[Sca-cooks] Methodology and Sicily 1100 RE: Recipes for a handout

Nick Sasso grizly at mindspring.com
Tue Jan 16 06:42:31 PST 2007



-----Original Message-----
>I'm not sure if you are asking about medieval or modern cooking in  
>Sicily, nor am I sure whether some or all of the recipes in  
>Gianotta's handout are modern or period. Gianotta, if most of them  
>are period, I'd love to have your handout for the Florilegium. Sicily  
>is a region that doesn't seem to get much attention in the SCA.

Firstly, I'll address this question. These recipes are not period, but display traits of Arabic cooking not found on the Italian peninsula. And at least two of the recipes — the emir of Catania's chicken and pasta con le sarde — have oral roots to this period. 

< < SNIP > > 

As far as what is known about period Sicilian cooking — there are no extant written recipes.
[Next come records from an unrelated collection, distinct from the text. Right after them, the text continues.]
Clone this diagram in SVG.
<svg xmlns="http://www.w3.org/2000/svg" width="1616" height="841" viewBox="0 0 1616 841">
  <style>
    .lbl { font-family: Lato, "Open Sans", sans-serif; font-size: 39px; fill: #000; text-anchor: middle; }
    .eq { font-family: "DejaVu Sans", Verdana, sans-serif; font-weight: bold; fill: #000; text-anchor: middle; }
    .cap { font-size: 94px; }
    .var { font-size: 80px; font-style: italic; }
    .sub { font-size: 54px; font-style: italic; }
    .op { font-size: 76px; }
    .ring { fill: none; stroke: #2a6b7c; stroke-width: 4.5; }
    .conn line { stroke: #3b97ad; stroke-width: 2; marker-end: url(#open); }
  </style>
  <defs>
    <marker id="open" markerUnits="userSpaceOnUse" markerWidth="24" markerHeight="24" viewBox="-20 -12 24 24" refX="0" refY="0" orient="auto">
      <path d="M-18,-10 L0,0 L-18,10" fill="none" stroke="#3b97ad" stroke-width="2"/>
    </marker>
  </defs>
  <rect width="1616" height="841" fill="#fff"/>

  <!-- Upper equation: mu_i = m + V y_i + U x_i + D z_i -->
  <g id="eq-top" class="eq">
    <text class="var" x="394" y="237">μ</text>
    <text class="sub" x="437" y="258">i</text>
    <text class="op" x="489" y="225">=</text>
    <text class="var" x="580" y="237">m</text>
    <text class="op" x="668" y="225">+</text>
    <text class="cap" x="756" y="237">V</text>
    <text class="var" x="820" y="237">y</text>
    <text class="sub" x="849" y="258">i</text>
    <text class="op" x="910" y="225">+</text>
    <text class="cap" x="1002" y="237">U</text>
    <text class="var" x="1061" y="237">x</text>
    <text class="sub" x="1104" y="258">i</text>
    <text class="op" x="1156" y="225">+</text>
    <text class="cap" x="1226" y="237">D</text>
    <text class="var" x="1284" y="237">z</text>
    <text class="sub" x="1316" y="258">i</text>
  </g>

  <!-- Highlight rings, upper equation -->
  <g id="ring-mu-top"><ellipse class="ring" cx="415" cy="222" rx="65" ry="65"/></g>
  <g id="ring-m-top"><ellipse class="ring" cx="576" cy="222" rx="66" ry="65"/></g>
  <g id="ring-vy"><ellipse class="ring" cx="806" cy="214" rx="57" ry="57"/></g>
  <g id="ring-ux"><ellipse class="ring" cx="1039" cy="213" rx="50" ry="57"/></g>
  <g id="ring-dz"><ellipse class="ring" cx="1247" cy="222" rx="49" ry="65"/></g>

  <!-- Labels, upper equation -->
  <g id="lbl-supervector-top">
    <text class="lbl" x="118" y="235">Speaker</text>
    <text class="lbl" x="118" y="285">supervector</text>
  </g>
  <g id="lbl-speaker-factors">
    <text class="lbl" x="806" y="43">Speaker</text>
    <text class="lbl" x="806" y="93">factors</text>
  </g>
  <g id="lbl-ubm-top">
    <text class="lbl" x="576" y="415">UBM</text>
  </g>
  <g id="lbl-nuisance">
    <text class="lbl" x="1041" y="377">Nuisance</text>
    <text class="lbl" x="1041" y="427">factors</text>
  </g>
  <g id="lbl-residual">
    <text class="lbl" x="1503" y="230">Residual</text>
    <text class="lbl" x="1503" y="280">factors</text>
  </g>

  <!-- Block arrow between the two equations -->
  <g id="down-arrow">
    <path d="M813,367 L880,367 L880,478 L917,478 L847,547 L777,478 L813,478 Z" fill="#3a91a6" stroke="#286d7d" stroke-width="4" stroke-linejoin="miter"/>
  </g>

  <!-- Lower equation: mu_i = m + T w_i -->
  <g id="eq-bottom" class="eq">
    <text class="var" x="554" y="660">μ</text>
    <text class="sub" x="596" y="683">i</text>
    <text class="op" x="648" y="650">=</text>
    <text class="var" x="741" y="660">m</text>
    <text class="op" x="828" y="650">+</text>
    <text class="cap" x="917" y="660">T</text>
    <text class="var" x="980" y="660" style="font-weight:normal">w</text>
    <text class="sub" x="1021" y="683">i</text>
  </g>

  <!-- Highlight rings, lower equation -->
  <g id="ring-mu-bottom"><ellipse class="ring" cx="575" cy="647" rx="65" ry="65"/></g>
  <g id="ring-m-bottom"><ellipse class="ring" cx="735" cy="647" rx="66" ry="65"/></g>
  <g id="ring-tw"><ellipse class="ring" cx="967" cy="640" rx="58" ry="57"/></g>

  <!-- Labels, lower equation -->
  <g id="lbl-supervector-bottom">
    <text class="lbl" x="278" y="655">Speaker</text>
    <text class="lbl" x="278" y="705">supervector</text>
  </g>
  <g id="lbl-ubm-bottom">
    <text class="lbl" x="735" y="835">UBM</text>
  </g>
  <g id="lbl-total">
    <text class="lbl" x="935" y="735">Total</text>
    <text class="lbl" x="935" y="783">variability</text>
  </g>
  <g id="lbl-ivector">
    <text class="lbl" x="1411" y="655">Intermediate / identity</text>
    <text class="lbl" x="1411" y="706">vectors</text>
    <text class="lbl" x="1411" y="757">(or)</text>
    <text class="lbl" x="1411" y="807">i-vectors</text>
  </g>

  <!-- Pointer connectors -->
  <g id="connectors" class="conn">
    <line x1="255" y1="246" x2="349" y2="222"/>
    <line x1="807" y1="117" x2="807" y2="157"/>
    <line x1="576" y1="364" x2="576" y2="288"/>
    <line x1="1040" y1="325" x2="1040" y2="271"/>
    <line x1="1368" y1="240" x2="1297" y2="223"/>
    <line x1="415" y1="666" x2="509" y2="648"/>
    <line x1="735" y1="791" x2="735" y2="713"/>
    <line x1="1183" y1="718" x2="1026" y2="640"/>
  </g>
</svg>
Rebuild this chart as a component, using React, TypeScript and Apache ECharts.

The cooks of the emirs and the Norman kings did not leave any records. But there are the words in dialect derived from Arabic, and the fact that parts of the island were almost untouched cultural backwaters between the Vespers and the 19th century. Words, traditions, customs survived. And the echoes of that history — my family's history — are what I want to share with folks on Saturday.

Gianotta > > > > > >> 


Done well, people will get a feel for the love you have of your family history and love of the Sicilian culture.  Done not so well, and people will walk away thinking that what you presented is "period" Sicilian recipes and service. It does some dicey from my own personal methodology to use modern ethnic recipes to infer cusine centuries ago . . . but you are not me.  That whole "oral roots" dating back to 1100 gives me visions of games of "Grapevine" at an apocolyptic level <G>

It's the balancing game often played with 'undocumented' or poorly recorded (in terms of researchable information available to us) cultural cusine, be it 1100 Sicilian, or 1300 Polish.  We have to make inferences in order to present anything from those periods, and the inferences can easily be misundestood and taken as gospel by those receiving the presentation.  Take your measured risks, and we'll see how the audience receives it, eh?